Rates on hold for Christmas

The Reserve Bank has left official interests on hold at its last meeting of the year, giving no hint it is in the mood to cut them further.

Reserve Bank governor Glenn Stevens confirmed official rates would sit at 2.5 per cent until at least February next year when the board next sits.

Rates have been steady since they were last cut in August 2013.

Mr Stevens said monetary policy was accommodative and should provide support to demand and help growth strengthen over time.

“Interest rates are very low and have continued to edge lower over the past year or so as competition to lend has increased,” he said.

“Investors continue to look for higher returns in response to low rates on safe instruments.

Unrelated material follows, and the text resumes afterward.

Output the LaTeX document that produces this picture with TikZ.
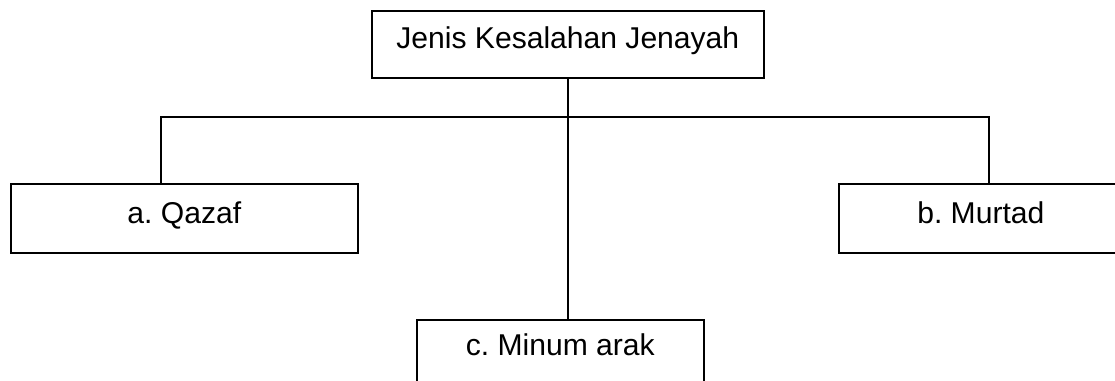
\documentclass[tikz,border=0pt]{standalone}
\usepackage{fontspec}
\setmainfont{Liberation Sans}
\usepackage{tikz}
\definecolor{line}{HTML}{000000}
\frenchspacing
\tikzset{
  kotak/.style={draw=line, line width=1.2pt, inner sep=0pt, anchor=north west,
    text height=0.98cm, text depth=0.745cm,
    font=\fontsize{21.4}{25}\selectfont},
}

\begin{document}
\begin{tikzpicture}
\useasboundingbox (0,0) rectangle (27.875,9.525);
\node[kotak, minimum width=9.8cm, text height=0.95cm, text depth=0.725cm] (jenis) at (9.275,9.275) {Jenis Kesalahan Jenayah};
\node[kotak, minimum width=8.675cm] (qazaf) at (0.25,4.95) {a. Qazaf};
\node[kotak, minimum width=7.1cm] (murtad) at (20.95,4.95) {b. Murtad};
\node[kotak, minimum width=7.175cm, text height=0.9cm] (arak) at (10.4,1.55) {c. Minum arak};
% branch bar
\coordinate (barL) at (4.025,6.6);
\coordinate (barR) at (24.725,6.6);
\draw[line, line width=1.2pt] (jenis.south) -- (jenis.south |- arak.north);
\draw[line, line width=1.2pt] (qazaf.north -| barL) -- (barL) -- (barR) -- (murtad.north -| barR);
\end{tikzpicture}
\end{document}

Credit growth is moderate overall, but with a further pick-up in recent months in lending to investors in housing assets. Dwelling prices have continued to rise.”

Mr Stevens said while the Australian dollar had fallen recently it still seemed high relative to the drop in commodity prices.

“The Australian dollar remains above most estimates of its fundamental value, particularly given the significant declines in key commodity prices in recent months,” he said.

“A lower exchange rate is likely to be needed to achieve balanced growth in the economy.”

The decision followed a call by economists at Deutsche Bank that the Reserve would have to cut official rates by half a percentage point over the coming 12 months.

Adam Boyton said a slowdown in house price growth, on top of other issues across the economy, meant the Reserve would have to reduce the official cash rate.

It would also put downward pressure on the Australian dollar.

“Placing additional ‘income’ in the hands of consumers who are currently seeing zero real wages growth and suffering fiscal drag should lift both sentiment and consumption,” he said.

“It should also prolong an increase in housing construction activity. In a ‘top-down’ sense, lowering rates when the Fed might be increasing them should ‘help’ the Australian dollar catch-up to the declines in commodity prices.”